==== INFORMATION PROVIDED ====

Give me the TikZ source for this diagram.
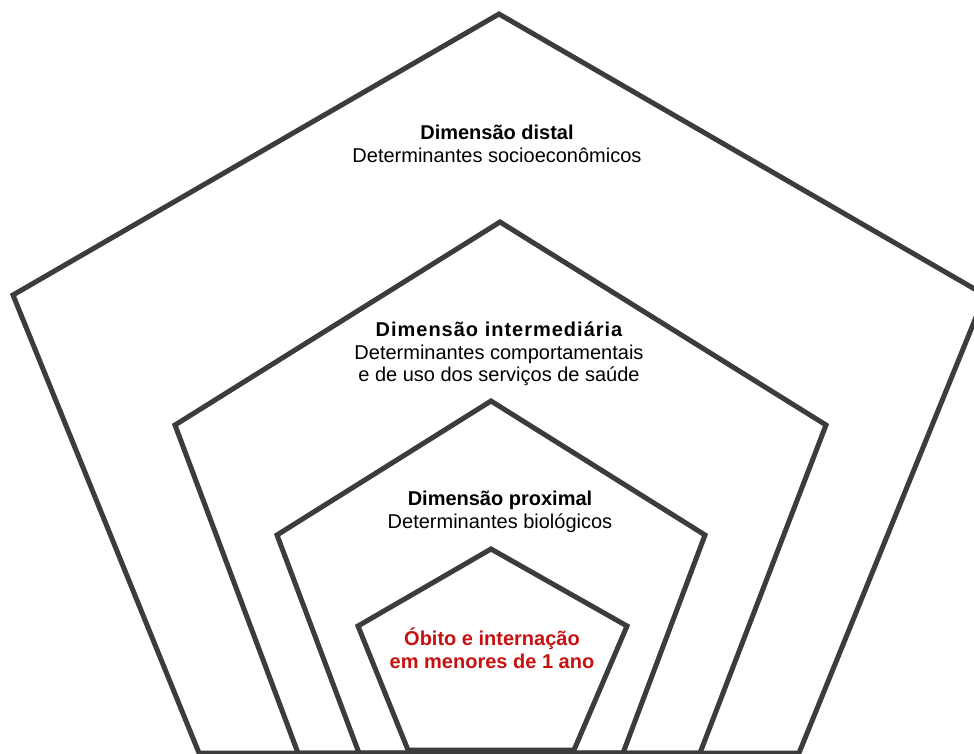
\documentclass[tikz,border=0pt]{standalone}
\usepackage{fontspec}
\setmainfont{Liberation Sans}
\definecolor{edge}{RGB}{60,60,60}
\definecolor{alvo}{RGB}{200,16,16}
\tikzset{
  penta/.style={draw=edge,line width=5pt,line join=miter},
  dim/.style={align=center,font=\fontsize{20}{22.5}\selectfont}
}
\begin{document}
\begin{tikzpicture}[x=1pt,y=-1pt]
  \useasboundingbox (0,0) rectangle (974,753);
  \clip (0,0) rectangle (974,753);
  \fill[white] (0,0) rectangle (974,753);
  \draw[penta] (499,14)--(985,295)--(799,753)--(199,753)--(13,295)--cycle;
  \draw[penta] (500,222)--(826,425)--(700,753)--(298,753)--(175,425)--cycle;
  \draw[penta] (491,401)--(705,535)--(623,753)--(359,753)--(277,535)--cycle;
  \draw[penta] (491,549)--(627,626)--(574,750)--(408,750)--(358,626)--cycle;
  \node[dim] (distal) at (497,144) {\textbf{Dimensão distal}\\Determinantes socioeconômicos};
  \node[dim] (interm) at (499,354) {{\bfseries\addfontfeature{LetterSpace=5}Dimensão intermediária}\\Determinantes comportamentais\\e de uso dos serviços de saúde};
  \node[dim] (proximal) at (500,512) {\textbf{Dimensão proximal}\\Determinantes biológicos};
  \node[dim,text=alvo,font=\fontsize{20}{22.5}\selectfont\bfseries] (obito) at (492,648) {Óbito e internação\\em menores de 1 ano};
\end{tikzpicture}
\end{document}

====

§ WHAT TO WORK ON
Take the listing above and print it exactly, apart from the pictures.

§ ANSWER FOR THE TASK
Give me the TikZ source for this diagram.
\documentclass[tikz,border=0pt]{standalone}
\usepackage{fontspec}
\setmainfont{Liberation Sans}
\definecolor{edge}{RGB}{60,60,60}
\definecolor{alvo}{RGB}{200,16,16}
\tikzset{
  penta/.style={draw=edge,line width=5pt,line join=miter},
  dim/.style={align=center,font=\fontsize{20}{22.5}\selectfont}
}
\begin{document}
\begin{tikzpicture}[x=1pt,y=-1pt]
  \useasboundingbox (0,0) rectangle (974,753);
  \clip (0,0) rectangle (974,753);
  \fill[white] (0,0) rectangle (974,753);
  \draw[penta] (499,14)--(985,295)--(799,753)--(199,753)--(13,295)--cycle;
  \draw[penta] (500,222)--(826,425)--(700,753)--(298,753)--(175,425)--cycle;
  \draw[penta] (491,401)--(705,535)--(623,753)--(359,753)--(277,535)--cycle;
  \draw[penta] (491,549)--(627,626)--(574,750)--(408,750)--(358,626)--cycle;
  \node[dim] (distal) at (497,144) {\textbf{Dimensão distal}\\Determinantes socioeconômicos};
  \node[dim] (interm) at (499,354) {{\bfseries\addfontfeature{LetterSpace=5}Dimensão intermediária}\\Determinantes comportamentais\\e de uso dos serviços de saúde};
  \node[dim] (proximal) at (500,512) {\textbf{Dimensão proximal}\\Determinantes biológicos};
  \node[dim,text=alvo,font=\fontsize{20}{22.5}\selectfont\bfseries] (obito) at (492,648) {Óbito e internação\\em menores de 1 ano};
\end{tikzpicture}
\end{document}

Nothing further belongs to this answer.